Selon une source bien informée, les vols « sont organisés par la Turquie et le gouvernement d’Haïti reçoit le manifeste seulement quelques jours avant ». Entre ce vendredi et le vol qui est arrivé plus tôt cette semaine, ils sont 467 Haïtiens à revenir au bercail. D’autres vols sont prévus au cours de la semaine prochaine, a-t-on été informé.

Contacté en début de soirée, le consul honoraire de Turquie en Haïti, Hugues Josué, a indiqué que : « Les Haïtiens revenus au pays le font volontairement car ils n’ont pas pu s’intégrer vu les écarts (culturelles, linguistique…) entre Haïti et la Turquie. Le gouvernement turc ne fait qu’aider ces Haïtiens ».

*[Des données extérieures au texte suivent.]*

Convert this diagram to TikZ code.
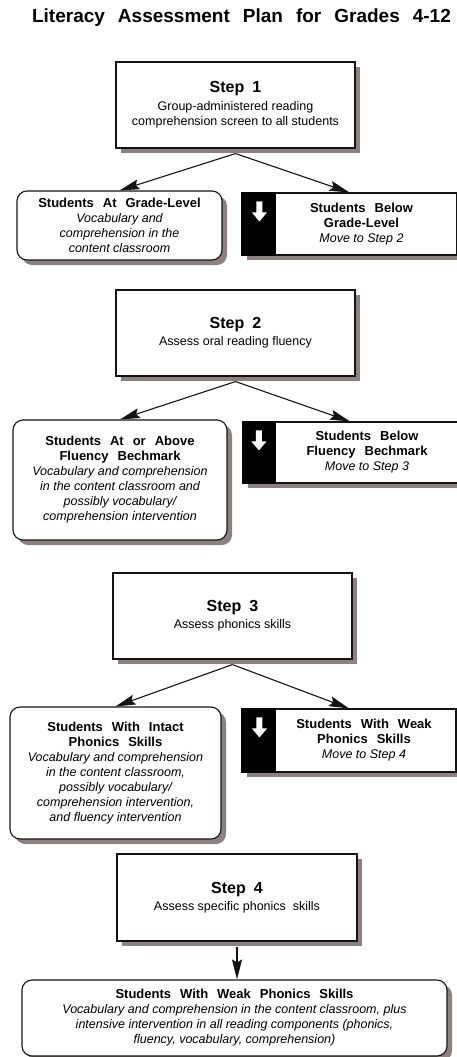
\documentclass[tikz,border=0pt]{standalone}
\usepackage{fontspec}
\setmainfont{Liberation Sans}
\usetikzlibrary{arrows.meta,calc}
\definecolor{shd}{RGB}{140,128,128}
\definecolor{edge}{RGB}{20,20,20}
\newcommand\ttl{\fontsize{19}{21}\selectfont\bfseries\spaceskip=13pt\relax}
\newcommand\hd{\fontsize{13}{15}\selectfont\bfseries\spaceskip=9pt\relax}
\newcommand\stp{\fontsize{16}{18}\selectfont\bfseries\spaceskip=8pt\relax}
\newcommand\whitedown[1]{%
  \fill[white] ($(#1)+(-3,0)$) -- ($(#1)+(3,0)$) -- ($(#1)+(3,11)$) -- ($(#1)+(7.5,11)$)
    -- ($(#1)+(0,20)$) -- ($(#1)+(-7.5,11)$) -- ($(#1)+(-3,11)$) -- cycle;}
\begin{document}
\begin{tikzpicture}[x=1pt,y=-1pt,
  box/.style={draw=edge, line width=1.1pt, fill=white,
    inner sep=0pt, align=center, font=\fontsize{12.5}{15}\selectfont},
  shdw/.style={fill=shd, draw=none, inner sep=0pt, xshift=5pt, yshift=-5pt},
  stepsize/.style={minimum width=239pt, minimum height=86pt},
  stepbox/.style={box, stepsize},
  outbox/.style={box, rounded corners=10pt},
  movebox/.style={box, minimum width=215pt},
  movetext/.style={inner sep=0pt, align=center, font=\fontsize{12.5}{15}\selectfont},
  arr/.style={line width=1.1pt, draw=edge, -{Stealth[length=20pt,width=10pt,inset=3pt]}},
  blk/.style={fill=black}
]
\useasboundingbox (0,0) rectangle (457,1057);

\node[inner sep=0pt] (title) at (241.5,18) {\ttl Literacy Assessment Plan for Grades 4-12};

% Step 1
\node[shdw, stepsize] (s1s) at (235.5,105) {};
\node[stepbox] (s1) at (235.5,105) {{\stp Step 1}\\[3pt]Group-administered reading\\comprehension screen to all students};
\node[shdw, rounded corners=10pt, minimum width=205pt, minimum height=69pt] (l1s) at (119.5,225.5) {};
\node[outbox, minimum width=205pt, minimum height=69pt] (l1) at (119.5,225.5)
  {{\hd Students At Grade-Level}\\\itshape Vocabulary and\\\itshape comprehension in the\\\itshape content classroom};
\node[shdw, minimum width=215pt, minimum height=62pt] (r1s) at (349.5,224) {};
\node[movebox, minimum height=62pt] (r1) at (349.5,224) {};
\fill[blk] (r1.north west) rectangle ([xshift=35pt]r1.south west);
\coordinate (a1) at ([xshift=18pt,yshift=-9pt]r1.north west);
\whitedown{a1}
\node[movetext] (t1) at ([xshift=12pt]r1.center) {{\hd Students Below}\\{\hd Grade-Level}\\\itshape Move to Step 2};
\draw[arr] ([yshift=-5pt]s1.south) -- (l1.north);
\draw[arr] ([yshift=-5pt]s1.south) -- (r1.north);

% Step 2
\node[shdw, stepsize] (s2s) at (235.5,333) {};
\node[stepbox] (s2) at (235.5,333) {{\stp Step 2}\\[2pt]Assess oral reading fluency};
\node[shdw, rounded corners=10pt, minimum width=214pt, minimum height=120pt] (l2s) at (120,480) {};
\node[outbox, minimum width=214pt, minimum height=120pt] (l2) at (120,480)
  {{\hd Students At or Above}\\{\hd Fluency Bechmark}\\\itshape Vocabulary and comprehension\\\itshape in the content classroom and\\\itshape possibly vocabulary/\\\itshape comprehension intervention};
\node[shdw, minimum width=215pt, minimum height=61pt] (r2s) at (350,452.5) {};
\node[movebox, minimum height=61pt] (r2) at (350,452.5) {};
\fill[blk] (r2.north west) rectangle ([xshift=34pt]r2.south west);
\coordinate (a2) at ([xshift=17pt,yshift=-9pt]r2.north west);
\whitedown{a2}
\node[movetext] (t2) at ([xshift=17pt]r2.center) {{\hd Students Below}\\{\hd Fluency Bechmark}\\\itshape Move to Step 3};
\draw[arr] ([yshift=-5pt]s2.south) -- (l2.north);
\draw[arr] ([yshift=-5pt]s2.south) -- (r2.north);

% Step 3
\node[shdw, stepsize] (s3s) at (232.5,616) {};
\node[stepbox] (s3) at (232.5,616) {{\stp Step 3}\\[2pt]Assess phonics skills};
\node[shdw, rounded corners=10pt, minimum width=211pt, minimum height=132pt] (l3s) at (115.5,773) {};
\node[outbox, minimum width=211pt, minimum height=132pt] (l3) at (115.5,773)
  {{\hd Students With Intact}\\{\hd Phonics Skills}\\\itshape Vocabulary and comprehension\\\itshape in the content classroom,\\\itshape possibly vocabulary/\\\itshape comprehension intervention,\\\itshape and fluency intervention};
\node[shdw, minimum width=214pt, minimum height=63pt] (r3s) at (349,740.5) {};
\node[movebox, minimum width=214pt, minimum height=63pt] (r3) at (349,740.5) {};
\fill[blk] (r3.north west) rectangle ([xshift=35pt]r3.south west);
\coordinate (a3) at ([xshift=18pt,yshift=-9pt]r3.north west);
\whitedown{a3}
\node[movetext] (t3) at ([xshift=15pt]r3.center) {{\hd Students With Weak}\\{\hd Phonics Skills}\\\itshape Move to Step 4};
\draw[arr] ([yshift=-5pt]s3.south) -- (l3.north);
\draw[arr] ([yshift=-5pt]s3.south) -- (r3.north);

% Step 4
\node[shdw, minimum width=240pt, minimum height=87pt] (s4s) at (237,897.5) {};
\node[stepbox, minimum width=240pt, minimum height=87pt] (s4) at (237,897.5) {{\stp Step 4}\\[2pt]Assess specific phonics\ \ skills};
\node[shdw, rounded corners=10pt, minimum width=425pt, minimum height=76pt] (bs) at (234.5,1018) {};
\node[outbox, minimum width=425pt, minimum height=76pt] (b) at (234.5,1018)
  {{\hd Students With Weak Phonics Skills}\\\itshape Vocabulary and comprehension in the content classroom, plus\\\itshape intensive intervention in all reading components (phonics,\\\itshape fluency, vocabulary, comprehension)};
\draw[arr] ([yshift=-5pt]s4.south) -- (s4.south |- b.north);
\end{tikzpicture}
\end{document}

Plus loin, M. Josué a souligné que dans le contexte actuel, aucun gouvernement n’accorde de visa de transit aux Haïtiens ce qui ne facilite pas leur retour au pays, d’où l’intervention du gouvernement Turque. Quant au sort des ressortissants Haïtiens bloqués dans les cellules parce qu’ils n’ont pas de documents d’identités valides, Hugues Josué a informé qu’Ankara a fait la demande auprès du gouvernement Haïtien, d’octroyer un document d’identité à ces ressortissants, précisant que dès la semaine prochaine ces Haïtiens pourront faire leur retour au pays.

Tous les noms marqués sont des noms d’emprunts.